Bible Reading: John 20:19-23
“If you forgive the sins of anyone they are forgiven [because of their faith]; if you retain the sins of anyone, they are retained [and remain unforgiven because of their unbelief]” [John 20:23 Amplified Bible]
This verse almost sounds as though the disciples to have power to forgive sins, but we know that is not what it means, because only God, and Jesus who is God, have the power to forgive sins. Jesus was commissioning His disciples, and sending them out with the message of the good news of salvation. As they proclaimed the gospel, they could honestly tell people who accepted the gospel, turned from sin and believed on Jesus, that their sins were forgiven. Equally, for those who rejected the gospel and its message, that their sins were retained and not forgiven, and that they stood condemned in God’s eyes.

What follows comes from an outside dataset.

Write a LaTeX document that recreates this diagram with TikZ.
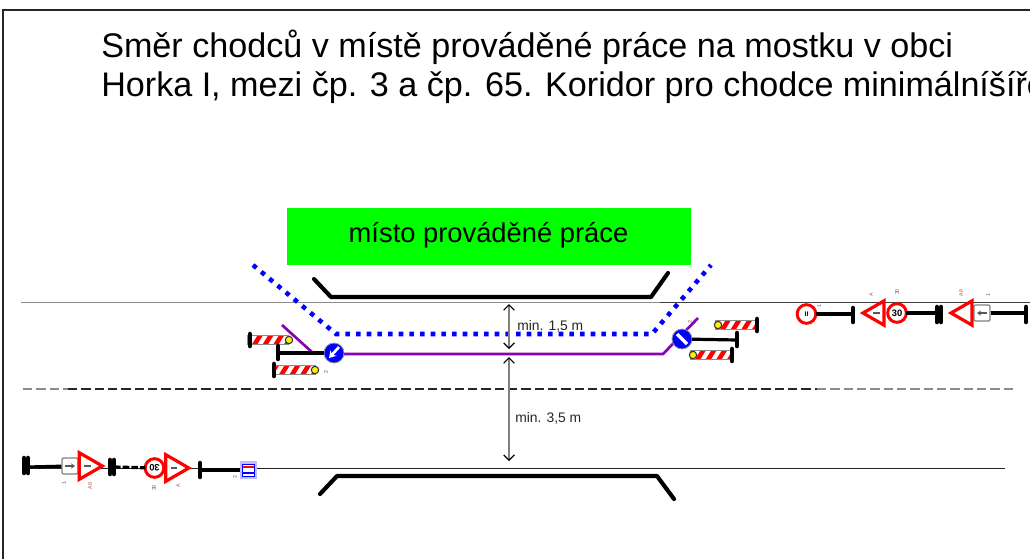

Christian believers today have the very same mission that those early disciples were given. We are obligated to share the message that Jesus Christ is the only way to heaven, and that the only way to forgiveness is through faith in Him. This is the heart of the message that Jesus has given to us to proclaim, and when a person believes, then we can tell them, on Christ’s behalf, that their sins are forgiven.
There is also another way in which we can declare forgiveness to someone. Many years ago my mother came to stay with us. We often clashed and it was nearly always over small and insignificant things. She came to us for Christmas, and for the first couple of days everything was fine, but then it exploded. It was over a 3% extra payment on a credit card for an air ticket that I had bought on her behalf. There was an ugly display of bad temper on both our parts, and in frustration I walked out of the room, slammed the door behind me, and went upstairs to our bedroom. I lay on the bed, wondering why, after all these years of following Jesus, that I could not get on with my own mother. Suddenly I had a vision of my mother’s heart. She was so broken and I felt ashamed of the way I had spoken to her.
After a while I went downstairs, told her what I had seen, and apologised to her, asking for her forgiveness. Mum broke down and began to weep. Her words are just as clear to me today as they were all those years ago. She said, “Michael, if only you knew how much I loved you, and how often I wanted to pick you up and run away with you. You could not give me security, but your stepfather could. Will you forgive me?” For five years after that time, whenever Mum and I met, she would ask me, “Am I really forgiven?” Each time she asked I told her that she was truly forgiven. Gradually she began to believe it, until one day she knew that it was true. That gave her great assurance and healed our relationship.
Why do you think that telling someone they are forgiven is such a powerful thing to do?
Why do some people find it so difficult to accept the fact that their sins are forgiven?